Jay Don Scott
Jay Don Scott

Reputation: 3

How to get data from an interrupt into a task-based system?

I am preparing for an embedded systems interview and was given this question as one of the questions to prepare with.

From my research, I learned that interrupts are called by a piece of hardware when there is an important issue that the OS should take care of and because of this data cannot be returned by an interrupt.

However, I didn't find any definitive information about how interrupts work with a task-based system. Is this a trick question about interrupts or is there a method to get data from them?

Upvotes: 0

Views: 850

Answers (3)

Clifford
Clifford

Reputation: 93466

It is true that an interrupt cannot "return" data to a caller, because there is no caller. Interrupts are triggered by asynchronous events independent of normal program flow.

However it is possible for an interrupt pass data to a thread/task context (or even other interrupts) via shared memory or inter-process communication (IPC) such as a message queue, pipe or mailbox. Such data exchange must be non-blocking. So for example, if a message queue is full, the ISR may not wait on the queue to become available - it must baulk and discard the data.

interrupts are called [...] when there is an important issue that the OS should take care of [...]

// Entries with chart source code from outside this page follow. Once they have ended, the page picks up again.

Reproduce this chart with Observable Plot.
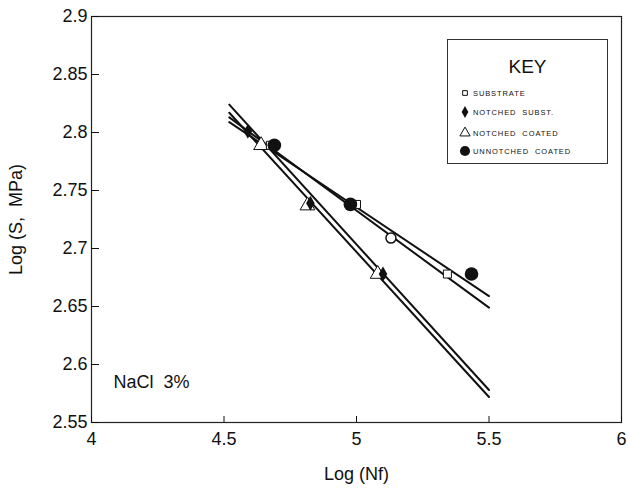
<!DOCTYPE html>
<html>
<head>
<meta charset="utf-8">
<script src="https://cdn.jsdelivr.net/npm/d3@7"></script>
<script src="https://cdn.jsdelivr.net/npm/@observablehq/plot@0.6"></script>
<style>
  html, body { margin: 0; padding: 0; background: #fff; }
  #wrap { position: relative; width: 629px; height: 489px; }
  svg text { white-space: pre; }
  #key { position: absolute; left: 447px; top: 39px; width: 159px; height: 123px;
         border: 1px solid #333; background: #fff; font-family: "Liberation Sans", Arial, sans-serif; color: #111; }
  #key .title { position: absolute; left: 0; width: 100%; top: 17px; text-align: center; font-size: 19px; line-height: 20px; }
  #key .row { position: absolute; left: 10px; height: 14px; display: flex; align-items: center; }
  #key .row svg { width: 14px; height: 14px; overflow: visible; }
  #key .row span { font-size: 7.5px; letter-spacing: 0.9px; white-space: pre; margin-left: 1px; }
</style>
</head>
<body>
<div id="wrap"></div>
<script>
// ---- data ----
const xTicks = [4, 4.5, 5, 5.5, 6];
const yTicks = [2.55, 2.6, 2.65, 2.7, 2.75, 2.8, 2.85, 2.9];

const substrateX = [4.675, 5.0, 5.343];
const substrateY = [2.789, 2.738, 2.678];
const notchedSubstX = [4.59, 4.826, 5.10];
const notchedSubstY = [2.801, 2.739, 2.678];
const notchedCoatedX = [4.64, 4.815, 5.08];
const notchedCoatedY = [2.789, 2.737, 2.678];
const unnotchedCoatedX = [4.69, 4.977, 5.434];
const unnotchedCoatedY = [2.789, 2.738, 2.678];
const openCircleX = [5.13];
const openCircleY = [2.709];

const fitX = [4.52, 5.5];
const fitA = [2.824, 2.578];
const fitB = [2.817, 2.572];
const fitC = [2.813, 2.649];
const fitD = [2.809, 2.659];

const keyLabels = ["SUBSTRATE", "NOTCHED  SUBST.", "NOTCHED  COATED", "UNNOTCHED  COATED"];

// ---- build ----
const pts = (xs, ys) => xs.map((x, i) => ({x, y: ys[i]}));
const fits = [fitA, fitB, fitC, fitD];

const plot = Plot.plot({
  width: 629,
  height: 489,
  marginLeft: 91,
  marginRight: 8,
  marginTop: 16,
  marginBottom: 67,
  style: {fontFamily: "'Liberation Sans', Arial, sans-serif", fontSize: "18px", color: "#111", background: "#fff"},
  x: {domain: [4, 6]},
  y: {domain: [2.55, 2.9]},
  marks: [
    Plot.frame({stroke: "#222", strokeWidth: 1.2}),
    Plot.axisX({ticks: xTicks, tickFormat: d => `${d}`, tickSize: -6, tickPadding: 16,
                label: "Log (Nf)", labelAnchor: "center", labelArrow: "none", labelOffset: 57, fontSize: 18}),
    Plot.axisY({ticks: yTicks, tickFormat: d => `${+d.toFixed(2)}`, tickSize: -8, tickPadding: 12,
                label: "Log (S,  MPa)", labelAnchor: "center", labelArrow: "none", labelOffset: 82, fontSize: 18}),
    ...fits.map(f => Plot.line(pts(fitX, f), {x: "x", y: "y", stroke: "#111", strokeWidth: 2})),
    Plot.dot(pts(notchedCoatedX, notchedCoatedY), {x: "x", y: "y", symbol: "triangle", r: 5.5, fill: "#fff", stroke: "#111", strokeWidth: 1}),
    Plot.dot(pts(notchedSubstX, notchedSubstY), {x: "x", y: "y", symbol: "diamond", r: 4.5, fill: "#111", stroke: "none"}),
    Plot.dot(pts(substrateX, substrateY), {x: "x", y: "y", symbol: "square", r: 4.5, fill: "#fff", stroke: "#111", strokeWidth: 1}),
    Plot.dot(pts(openCircleX, openCircleY), {x: "x", y: "y", symbol: "circle", r: 5, fill: "#fff", stroke: "#111", strokeWidth: 1.5}),
    Plot.dot(pts(unnotchedCoatedX, unnotchedCoatedY), {x: "x", y: "y", symbol: "circle", r: 6.8, fill: "#111", stroke: "none"}),
    Plot.text(["NaCl  3%"], {frameAnchor: "bottom-left", dx: 22, dy: -35, textAnchor: "start", fontSize: 18, fill: "#111"})
  ]
});
const wrap = document.getElementById("wrap");
wrap.appendChild(plot);

// ---- key (HTML overlay) ----
const sym = [
  {s: d3.symbolSquare, size: 22, fill: "#fff", stroke: "#111"},
  {s: d3.symbolDiamond, size: 40, fill: "#111", stroke: "none"},
  {s: d3.symbolTriangle, size: 45, fill: "#fff", stroke: "#111"},
  {s: d3.symbolCircle, size: 80, fill: "#111", stroke: "none"}
];
const rowTops = [46, 65, 86, 104];
let html = `<div class="title">KEY</div>`;
keyLabels.forEach((lab, i) => {
  const p = d3.symbol(sym[i].s, sym[i].size)();
  html += `<div class="row" style="top:${rowTops[i]}px"><svg viewBox="-7 -7 14 14"><path d="${p}" fill="${sym[i].fill}" stroke="${sym[i].stroke}" stroke-width="1"/></svg><span>${lab}</span></div>`;
});
const key = document.createElement("div");
key.id = "key";
key.innerHTML = html;
wrap.appendChild(key);
</script>
</body>
</html>
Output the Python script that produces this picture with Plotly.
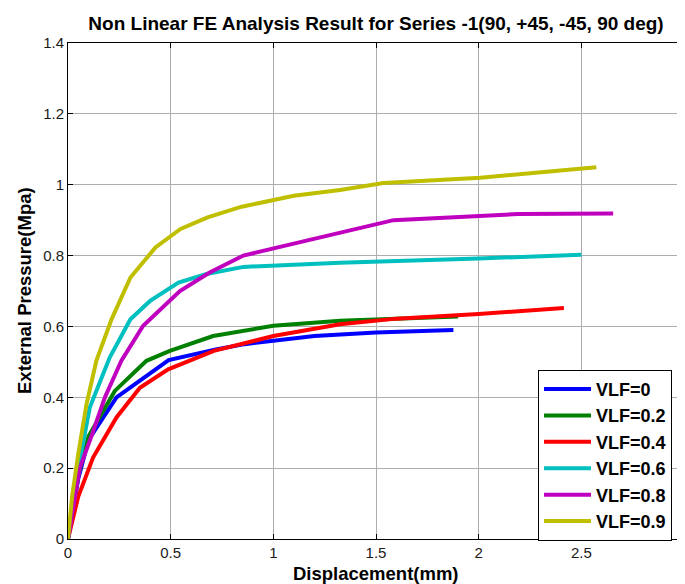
import plotly.graph_objects as go

labels = ["VLF=0", "VLF=0.2", "VLF=0.4", "VLF=0.6", "VLF=0.8", "VLF=0.9"]
colors = ["#0000FF", "#008000", "#FF0000", "#00BFBF", "#BF00BF", "#BFBF00"]

x_vlf0 = [0, 0.05, 0.1, 0.236, 0.49, 0.72, 0.86, 1.2, 1.5, 1.877]
y_vlf0 = [0, 0.17, 0.28, 0.40, 0.505, 0.535, 0.55, 0.573, 0.583, 0.59]

x_vlf02 = [0, 0.05, 0.1, 0.228, 0.382, 0.496, 0.707, 1.0, 1.325, 1.9]
y_vlf02 = [0, 0.18, 0.29, 0.418, 0.503, 0.531, 0.573, 0.602, 0.616, 0.628]

x_vlf04 = [0, 0.05, 0.122, 0.236, 0.35, 0.488, 0.71, 1.0, 1.325, 1.6, 2.0, 2.415]
y_vlf04 = [0, 0.12, 0.23, 0.343, 0.427, 0.479, 0.531, 0.573, 0.606, 0.622, 0.635, 0.652]

x_vlf06 = [0, 0.05, 0.106, 0.203, 0.304, 0.4, 0.538, 0.675, 0.854, 1.325, 2.0, 2.5]
y_vlf06 = [0, 0.2, 0.371, 0.512, 0.62, 0.672, 0.724, 0.748, 0.768, 0.78, 0.792, 0.802]

x_vlf08 = [0, 0.057, 0.12, 0.18, 0.26, 0.366, 0.545, 0.69, 0.854, 1.325, 1.585, 2.19, 2.655]
y_vlf08 = [0, 0.2, 0.3, 0.4, 0.503, 0.602, 0.70, 0.752, 0.8, 0.865, 0.9, 0.917, 0.919]

x_vlf09 = [0, 0.02, 0.05, 0.09, 0.138, 0.212, 0.304, 0.426, 0.548, 0.68, 0.846, 1.1, 1.325, 1.537, 2.008, 2.573]
y_vlf09 = [0, 0.12, 0.24, 0.38, 0.503, 0.62, 0.738, 0.823, 0.875, 0.908, 0.938, 0.969, 0.985, 1.005, 1.02, 1.049]

xs = [x_vlf0, x_vlf02, x_vlf04, x_vlf06, x_vlf08, x_vlf09]
ys = [y_vlf0, y_vlf02, y_vlf04, y_vlf06, y_vlf08, y_vlf09]

x_ticks = [0, 0.5, 1, 1.5, 2, 2.5, 3]
y_ticks = [0, 0.2, 0.4, 0.6, 0.8, 1, 1.2, 1.4]

title_text = "Non Linear FE Analysis Result for Series -1(90, +45, -45, 90 deg)"
x_title = "Displacement(mm)"
y_title = "External Pressure(Mpa)"

fig = go.Figure()
for x, y, lab, c in zip(xs, ys, labels, colors):
    fig.add_trace(go.Scatter(x=x, y=y, mode="lines", name=lab,
                             line=dict(color=c, width=4)))

font = "Liberation Sans, Arial, sans-serif"
axis_common = dict(showgrid=True, gridcolor="#adadad", gridwidth=1,
                   showline=True, linecolor="black", linewidth=1, mirror="ticks",
                   ticks="inside", ticklen=5, tickcolor="black",
                   zeroline=False, automargin=False, ticklabeloverflow="allow",
                   tickfont=dict(family=font, size=15, color="#1a1a1a"))

# page body has an 8px margin: figure is 677x576 so it fits the 685x584 window
W, H = 677, 576
fig.update_layout(
    width=W, height=H,
    margin=dict(l=60, r=1, t=35, b=45),
    paper_bgcolor="white", plot_bgcolor="white",
    title=dict(text="<b>" + title_text + "</b>",
               x=0.5, xref="paper", y=1 - 15.5 / H, yref="container",
               xanchor="center", yanchor="middle",
               font=dict(family=font, size=19, color="black")),
    xaxis=dict(range=[0, 3], tickvals=x_ticks, ticktext=[("%g" % t) for t in x_ticks],
               **axis_common),
    yaxis=dict(range=[0, 1.4], tickvals=y_ticks, ticktext=[("%g" % t) for t in y_ticks],
               **axis_common),
    legend=dict(x=0.763, y=0.341, xanchor="left", yanchor="top",
                bgcolor="white", bordercolor="black", borderwidth=1,
                font=dict(family=font, size=18, color="black", weight="bold"),
                itemwidth=47, tracegroupgap=0),
    showlegend=True,
    annotations=[
        dict(text="<b>" + x_title + "</b>", xref="paper", yref="paper", x=0.5, y=0,
             xanchor="center", yanchor="middle", yshift=-34, showarrow=False,
             font=dict(family=font, size=18.5, color="black")),
        dict(text="<b>" + y_title + "</b>", xref="paper", yref="paper", x=0, y=0.5,
             xanchor="center", yanchor="middle", xshift=-44, textangle=-90, showarrow=False,
             font=dict(family=font, size=18.5, color="black")),
    ],
)

fig.write_html("out.html")
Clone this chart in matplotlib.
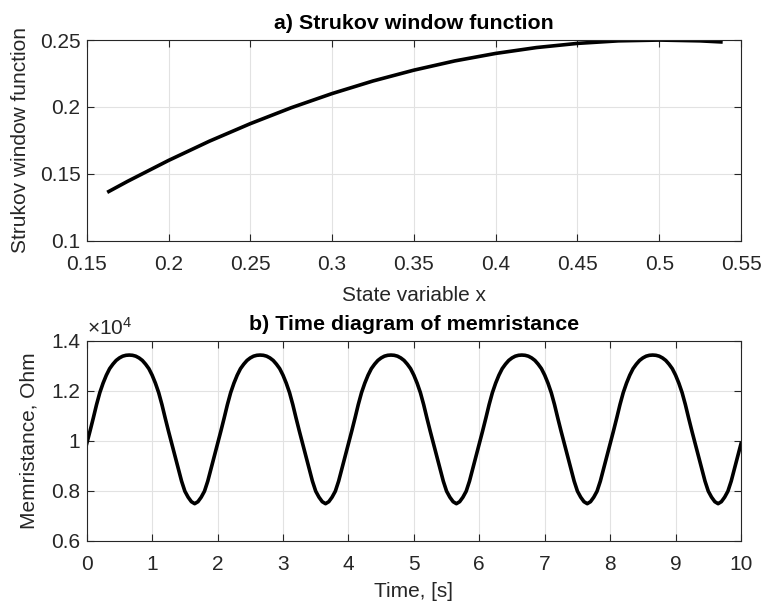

It is not about "importance" it is about timliness, determinusm, meeting real-time deadlines, and dealing with data before buffers or FIFOs are overrun for example. There need not even be an OS, ant interrupts are generally application specific and not an issue for the OS at all.

I didn't find any definitive information about how interrupts work with a task-based system.

Perhaps you need to hone your research technique (or Google Fu). https://www.google.com/search?q=rtos+interrupt+communication

Upvotes: 2

ThongDT
ThongDT

Reputation: 189

There are several ways to get data from interrupt:

  • Using queue or similar approach (implement in freeRTOS). NOTE: there is special API for ISR.
  • Using global variable. For this way you need to care about consistency of data because interrupt can happen anytime. ...

Upvotes: 0

Armandas
Armandas

Reputation: 2396

It's not a trick question. The problem is the same whether you have a "task-based system" (RTOS) or not:

  • Interrupts will happen at random times, relative to your main program. I.e. you could be calculating something like a = b + c and the interrupt could happen at a time where b is loaded into a register, but before c is.
  • Interrupts execute in a different context from your main program. Depending on the architecture, you could have a separate stack, for example.

Given the above, the interrupt service routines cannot take any parameters and cannot return any values. The way to pass data in and out of an ISR is to use shared memory (e.g. a global variable).